> **WHAT YOU NEED TO DO**
Retype only what runs from the first line of the listing to the line holding "import numpy as np", both included. Do not retype the pictures.

## Begin

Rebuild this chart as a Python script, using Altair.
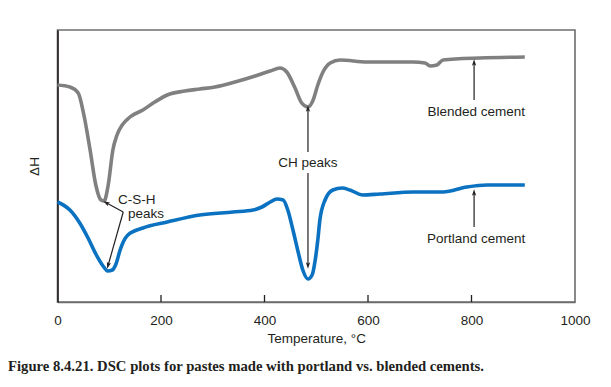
import altair as alt
import pandas as pd
import numpy as np

# Blended cement (gray) curve: temperature (°C), relative ΔH
blend_T = [0, 24, 40, 51, 63, 74, 84, 90, 98, 107, 115, 125, 140, 165, 188, 212, 246, 275, 304, 343,
           382, 411, 430, 443, 459, 472, 484, 494, 503, 513, 527, 546, 598, 687, 710, 720, 733, 745, 816, 903]
blend_H = [217, 215, 209, 187, 152, 117, 102, 101, 117, 152, 167, 177, 185, 192, 200, 207, 211, 213, 215, 220,
           226, 231, 234, 230, 214, 199, 195, 202, 217, 230, 239, 242, 240, 240, 239, 236, 237, 242, 244, 245]

# Portland cement (blue) curve
port_T = [0, 24, 43, 59, 74, 88, 97, 106, 113, 121, 127, 136, 165, 212, 275, 339, 378, 395, 411, 424,
          436, 445, 455, 465, 474, 484, 492, 498, 503, 507, 517, 532, 550, 565, 590, 623, 687, 745, 791, 830, 903]
port_H = [100, 92, 79, 64, 48, 36, 31, 32, 38, 52, 60, 67, 74, 80, 87, 90, 92, 95, 100, 103,
          102, 92, 72, 50, 32, 23, 27, 42, 62, 82, 102, 112, 114, 112, 107, 108, 110, 110, 115, 117, 117]

# annotation labels
label_text = ["Blended cement", "Portland cement", "CH peaks", "C-S-H", "peaks"]
label_T = [809, 809, 484, 153, 171]
label_H = [190, 63, 139, 102, 88]

# arrows: start -> tip
arrow_T1 = [805, 805, 484, 484, 127, 127]
arrow_H1 = [202, 75, 150, 129, 90, 90]
arrow_T2 = [805, 805, 484, 484, 95, 98]
arrow_H2 = [239, 109, 193, 37, 99, 37]

tick_values = [0, 200, 400, 600, 800, 1000]
inner_ticks = [200, 400, 600, 800]

W, H = 517.5, 272
XMAX, YMAX = 1000, 272
xs = W / XMAX
ys = H / YMAX

curves = pd.concat([
    pd.DataFrame({"T": blend_T, "H": blend_H, "s": "Blended"}),
    pd.DataFrame({"T": port_T, "H": port_H, "s": "Portland"}),
])

xsc = alt.Scale(domain=[0, XMAX], nice=False, zero=False)
ysc = alt.Scale(domain=[0, YMAX], nice=False, zero=False)

xax = alt.Axis(values=tick_values, format="d", ticks=False, grid=False, labelFlush=False,
               labelPadding=11, labelFontSize=13.5,
               labelFont="Liberation Sans", labelColor="#231f20", domainColor="#6d6d6d", domainWidth=1.6,
               title="Temperature, °C", titleFont="Liberation Sans", titleFontSize=13.5,
               titleFontWeight="normal", titleColor="#231f20", titlePadding=5)
yax = alt.Axis(labels=False, ticks=False, grid=False, domainColor="#231f20", domainWidth=1.6,
               title="ΔH", titleFont="Liberation Sans", titleFontSize=13.5, titleFontWeight="normal",
               titleColor="#231f20", titlePadding=16)

lines = alt.Chart(curves).mark_line(interpolate="monotone", strokeWidth=3.6).encode(
    x=alt.X("T:Q", scale=xsc, axis=xax),
    y=alt.Y("H:Q", scale=ysc, axis=yax),
    color=alt.Color("s:N", scale=alt.Scale(domain=["Blended", "Portland"], range=["#808080", "#0a72c0"]),
                    legend=None),
)

ticks_df = pd.DataFrame({"T": inner_ticks, "y0": 0, "y1": 7})
ticks = alt.Chart(ticks_df).mark_rule(color="#231f20", strokeWidth=1.3).encode(
    x="T:Q", y="y0:Q", y2="y1:Q")

arr = pd.DataFrame({"T1": arrow_T1, "H1": arrow_H1, "T2": arrow_T2, "H2": arrow_H2})
dxp = (arr["T2"] - arr["T1"]) * xs
dyp = -(arr["H2"] - arr["H1"]) * ys
arr["ang"] = (np.degrees(np.arctan2(dxp, -dyp)) + 360) % 360
arrow_lines = alt.Chart(arr).mark_rule(color="#231f20", strokeWidth=1.2).encode(
    x="T1:Q", y="H1:Q", x2="T2:Q", y2="H2:Q")
arrow_heads = alt.Chart(arr).mark_point(
    shape="M0,-1L-0.55,0.7L0,0.35L0.55,0.7Z", filled=True, color="#231f20", size=60, opacity=1
).encode(
    x="T2:Q", y="H2:Q", angle=alt.Angle("ang:Q", scale=None))

lab = pd.DataFrame({"t": label_text, "T": label_T, "H": label_H})
labels = alt.Chart(lab).mark_text(font="Liberation Sans", fontSize=13.5, color="#231f20",
                                  align="center", baseline="middle").encode(
    x="T:Q", y="H:Q", text="t:N")

chart = alt.layer(lines, ticks, arrow_lines, arrow_heads, labels).properties(
    width=W, height=H,
    autosize=alt.AutoSizeParams(type="none"),
    padding={"left": 49.5, "top": 22, "right": 20, "bottom": 77},
    title=alt.TitleParams(
        "Figure 8.4.21. DSC plots for pastes made with portland vs. blended cements.",
        orient="bottom", anchor="start", frame="group", dx=-49.5, offset=14,
        font="Liberation Serif", fontSize=14.7, fontWeight="bold", color="#231f20"),
).configure_view(stroke="#6d6d6d", strokeWidth=1.6)

chart.save("out.html", embed_options={"renderer": "svg", "actions": False})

## End

> **IN RESPONSE**
Rebuild this chart as a Python script, using Altair.
import altair as alt
import pandas as pd
import numpy as np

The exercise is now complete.